Tempat
Aku Berhenti dan Kembali Menemukan Diri
Oleh Anzalia
Sejak
hari pertama aku memeluknya, hidupku terasa berubah arah. Aku pernah memiliki
daftar panjang tentang hal-hal yang ingin kukejar, tempat-tempat yang ingin
kudatangi, dan mimpi-mimpi yang kubangun dengan penuh semangat. Namun, ketika
tubuh kecil itu diletakkan di dadaku, seakan semua daftar itu menepi sendiri,
memberi ruang pada sesuatu yang jauh lebih lembut dan lebih penting.
Anakku
lahir dengan tangis yang membuat dadaku bergetar, seolah dunia memberi tanda
bahwa dari hari itu, aku memiliki peran baru yang tak pernah benar-benar
kupersiapkan, tetapi langsung kupeluk sepenuh hati. Rasanya seperti memulai
hidup dari halaman pertama kembali, tapi kali ini dengan warna yang tak pernah
kutemukan sebelumnya.
Hari-hari
setelah ia lahir berjalan dalam ritme yang tak pernah kukenal. Ada pagi yang
penuh tawa kecil, ada malam yang panjang dan sunyi namun tetap terasa hangat
karena napas lembutnya di pelukanku. Kadang aku merasa begitu lelah, tubuhku
mencari-cari sisa energi yang mungkin tertinggal. Kadang dadaku terasa penuh
oleh rasa takut—takut gagal, takut tidak cukup baik, takut tidak mampu
menjalani semuanya.
Namun
setiap kali kutatap wajahnya yang mungil, ada sesuatu yang membuatku kembali
kuat. Seperti dunia sedang mengingatkanku bahwa berhenti dari mimpiku bukanlah
menyerah, melainkan memilih untuk menjaga sesuatu yang baru tumbuh dengan
sepenuh hati. Bahwa langkahku memang melambat, tapi tidak pernah benar-benar
berhenti.
Ada
masa di mana aku duduk lama di tepi tempat tidur, memandangi langit di luar
jendela sambil mengingat hari-hari sebelum ia datang. Hidupku dulu terasa luas,
rasanya seperti aku bisa menempuh apa pun. Kini, hidupku terasa lebih kecil,
tetapi dalam ruang yang lebih kecil itu, aku menemukan kehangatan yang tak
tertandingi. Setiap geraknya, setiap helaan napasnya, seolah menenun ulang
diriku menjadi manusia yang berbeda.
Ia
tumbuh sedikit demi sedikit, dan bersamanya aku juga tumbuh—bukan sebagai
seseorang yang meninggalkan impiannya, tetapi sebagai seseorang yang sedang
merawat kekuatan untuk kembali mengejar mimpi itu suatu hari nanti. Dalam
setiap pagi yang kubuka dengan senyumnya, aku belajar bahwa perjalanan ini
bukan tentang kehilangan, melainkan tentang menemukan bentuk baru dari diriku.
Kadang-kadang
aku merindukan versi diriku yang dulu, yang berlari cepat. Tapi ketika anakku
merangkul jari-jariku dengan tangannya yang kecil, aku menyadari bahwa aku
tidak benar-benar kehilangan siapa pun. Aku hanya sedang belajar menjadi rumah
bagi seseorang yang melihatku sebagai dunianya.
Aku
menjalani hari-hari ini dengan hati yang lebih lembut. Aku menyimpan mimpiku
bukan untuk ditinggalkan, tetapi untuk dijaga sampai waktu memanggilku kembali.

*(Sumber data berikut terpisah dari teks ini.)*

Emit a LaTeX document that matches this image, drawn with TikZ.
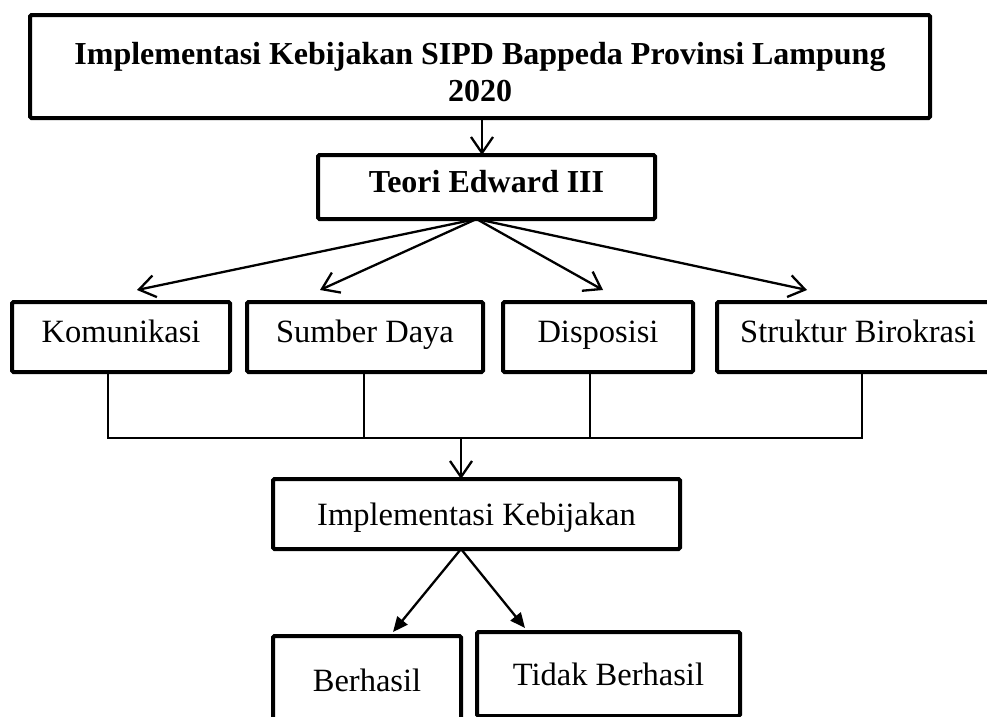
\documentclass[tikz,border=0pt]{standalone}
\usepackage{fontspec}
\setmainfont{Liberation Serif}
\usetikzlibrary{arrows.meta, positioning}

\begin{document}
\begin{tikzpicture}[
  x=1pt, y=-1pt,
  node distance=17pt and 17pt,
  kotak/.style={rectangle, draw=black, line width=4pt, rounded corners=1.5pt,
                outer sep=0pt, inner sep=0pt, align=center,
                minimum height=70pt, text height=22pt, text depth=11pt,
                font=\fontsize{32.5}{37}\selectfont},
  tebal/.style={kotak, font=\fontsize{32}{37}\selectfont\bfseries},
  panah/.style={-{Straight Barb[length=16pt,width=22pt]}, line width=2.3pt},
  panahisi/.style={-{Triangle[length=15pt,width=13pt]}, line width=2.3pt},
  garis/.style={line width=1.3pt}
]
  \useasboundingbox (0,0) rectangle (987,716);
  \node[tebal, minimum width=900pt, minimum height=103pt, text height=70pt, text depth=0pt] (judul) at (480,66.5)
    {Implementasi Kebijakan SIPD Bappeda Provinsi Lampung\\2020};
  \node[tebal, minimum width=337pt, minimum height=64pt, below=37pt of judul, xshift=6.5pt] (teori) {Teori Edward III};
  \node[kotak, minimum width=218pt] (kom) at (121,337) {Komunikasi};
  \node[kotak, minimum width=236pt, right=17pt of kom] (sumber) {Sumber Daya};
  \node[kotak, minimum width=190pt, right=20pt of sumber] (dispo) {Disposisi};
  \node[kotak, minimum width=282pt, right=24pt of dispo] (struktur) {Struktur Birokrasi};
  \node[kotak, minimum width=407pt, text depth=0pt] (impl) at (476.5,514) {Implementasi Kebijakan};
  \node[kotak, minimum width=188pt, minimum height=90pt, text depth=2pt, anchor=north west] (berhasil) at (273,636) {Berhasil};
  \node[kotak, minimum width=263pt, minimum height=84pt, text depth=0pt, anchor=north west] (tidak) at (477,632) {Tidak Berhasil};
  % judul ke teori
  \draw[panah] ([xshift=2pt]judul.south) -- ([xshift=-4.5pt]teori.north);
  % teori ke empat faktor
  \coordinate (pusat) at ([xshift=-10pt]teori.south);
  \draw[panah] (pusat) -- ([xshift=16pt, yshift=12pt]kom.north);
  \draw[panah] (pusat) -- ([xshift=-45pt, yshift=12pt]sumber.north);
  \draw[panah] (pusat) -- ([xshift=5pt, yshift=12pt]dispo.north);
  \draw[panah] (pusat) -- ([xshift=-51pt, yshift=12pt]struktur.north);
  % faktor ke implementasi
  \coordinate (bus) at (461,438);
  \draw[garis] ([xshift=-13pt]kom.south) |- (bus);
  \draw[garis] ([xshift=-1pt]sumber.south) |- (bus);
  \draw[garis] ([xshift=-8pt]dispo.south) |- (bus);
  \draw[garis] ([xshift=4pt]struktur.south) |- (bus);
  \draw[panah] (bus) -- (bus |- impl.north);
  % hasil
  \draw[panahisi] ([xshift=-15.5pt]impl.south) -- ([xshift=26pt, yshift=4pt]berhasil.north);
  \draw[panahisi] ([xshift=-15.5pt]impl.south) -- ([xshift=-83.5pt, yshift=4pt]tidak.north);
\end{tikzpicture}
\end{document}
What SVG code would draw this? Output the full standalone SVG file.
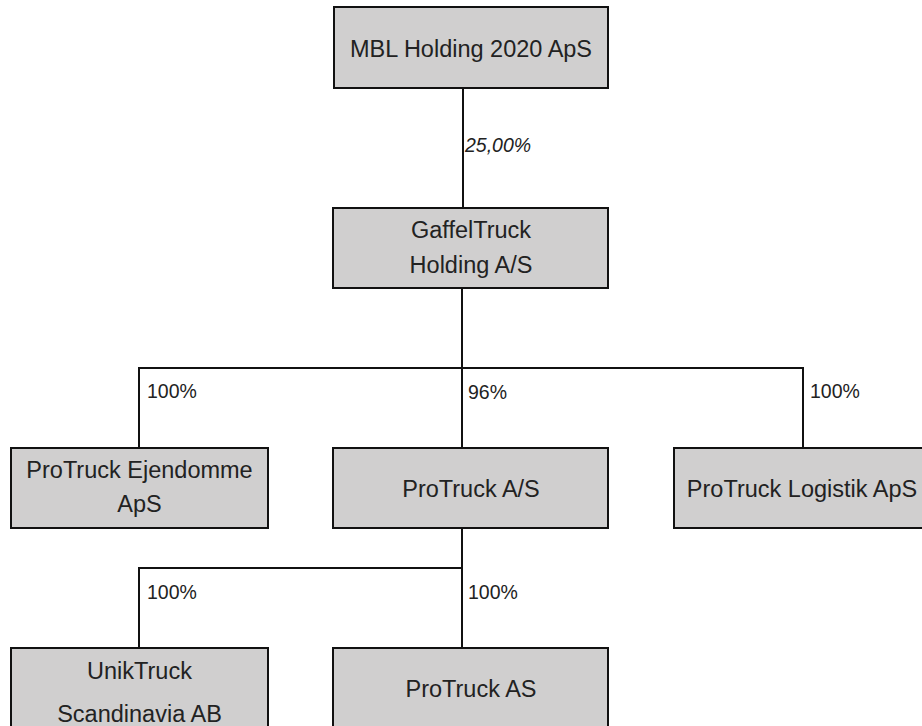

Dan selama itu, aku akan berjalan pelan, menikmati setiap langkah, setiap
tumbuhnya dia, setiap keajaiban kecil yang ia hadirkan.
Perjalanan
kami masih panjang. Aku tidak tahu bagaimana bentuk masa depan nanti. Yang aku
tahu hanyalah bahwa untuk sementara waktu, dunia kecilku berada di antara
pelukanku dan napasnya. Dan itu cukup.
Untuk
saat ini, aku adalah rumah baginya.
Dan
perlahan, ia juga menjadi rumah bagi diriku sendiri.